The Malay Federation was well known among the traders, and they called it the state at the end of land. Its strategic location in the Asian Continent was well exemplified by the trading activities carried out. The Straits of Malacca also contributed to the importance of the Malay Federation as a trading and maritime centre.

When the Portugese conquered Malacca in 1511, the Straits of Malacca for the first time, fell under a European power. The Portuguese later changed ships which piy the straits for payments. The arrival of the Portuguese was an important watershead in the history of this region.

The lighthouses in Malaysia have its origin during the British rule since 1826. There were 15 lighthouses that were collectively known as the Straits Settlement Lighthouse. Among the lighthouses that are still operational are the Tanjung Tuan (Cape Rachado), Muka Head, Pulau Undan, Fort Cornwallis (formerly known as Fort Point), Pulau Rimau and Permatang Sedepa (one Fathom Bank) lighthouses.

The Tanjung Tuan Lighthouse is the oldest lighthouse still in operation in Malaysia. The white, cylinder-shaped tower started operating in 1863. With a height of 24 meters, its pilot light can be seen from a distance of 23 nautical miles. The Tanjung Tuan lighthouse is located at 02o24’N and 101o51’E.

 

 

 

 

 

 

 

 

 

 

 

 

 

 

 

 

Date of Issue: 31.01.2004
30sen x 4, MS RM1, Sheets 4 30sen x 20

Muka Head Lighthouse
The Muka Head Lighthouse is the second lighthouse to be built in Penang’s waters. The construction of this gray granite tower was completed in 1883, with a height of 14 meters. It was built to the northwest of Penang Island. The lighthouse is located at 05o28’N and 100o11’E.

Permatang Sepeda Lighthouse
In 1874, Screw Pile lighthouse was launched. The name Screw Pile was given to the design of the lighthouse being built on top of metal piles buried as deep as 11 feet 6 inches. In 1907 it was replaced with a new structure called the One Fathom Bank Lighthouse. This particular lighthouse has its origin in a report by hydrography survey, General Thomson, who reported the existence of a sand bank at the coordinates of 03o10’U and 101o00’T, between North Sands and South Sands, in the Straits of Malacca. The sandbank emerges during low tide, with water depth of not more than two and a half fathoms and is now being preserved as a memorial.

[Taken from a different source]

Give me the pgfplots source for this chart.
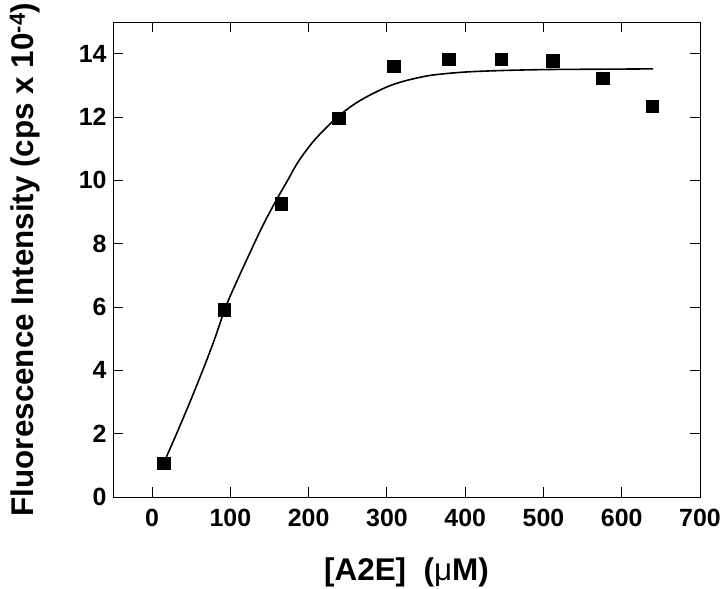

The new One Fathom Bank Lighthouse was completed in 1999. It has a 43 meter tower, and is equipped with the latest lighting system. Its pilot light can be seen from as far as 23 nautical miles. The jetty and building structures are made from concrete, while the tower is fabricated from metal. The roof is made from polycarbonate and polished metal. This new lighthouse is located parallel to the old one, at 02o53.3’N and 100o59.8’E.

Pulau Undan Lighthouse
The Pulau Undan lighthouse was built in 1880 at Pulau Undan, Melaka. It is the second lighthouse built in this country. The lighthouse has an octagonal shaped tower, built on top of a building. With a total height of 15 meters, the bright red tower can be seen from as far as 18 nautical miles away in good weather. The Pulau Undan Lighthouse is located at 02o03’N and 102o20’E.

Kuala Selangor Lighthouse
The Kuala Selangor Lighthouse was built in 1907. The 27 meter tower was built on top of Bukit Melawati, giving it a commanding view of the surrounding area. The pilot light can be seen from 18 nautical miles away. The construction of the lighthouse was believed to have been undertaken by the Federation of Malay States. The lighthouse is also known as the Altingsburg Lighthouse, in lieu of the Dutch Governor who overran the fort in 1784.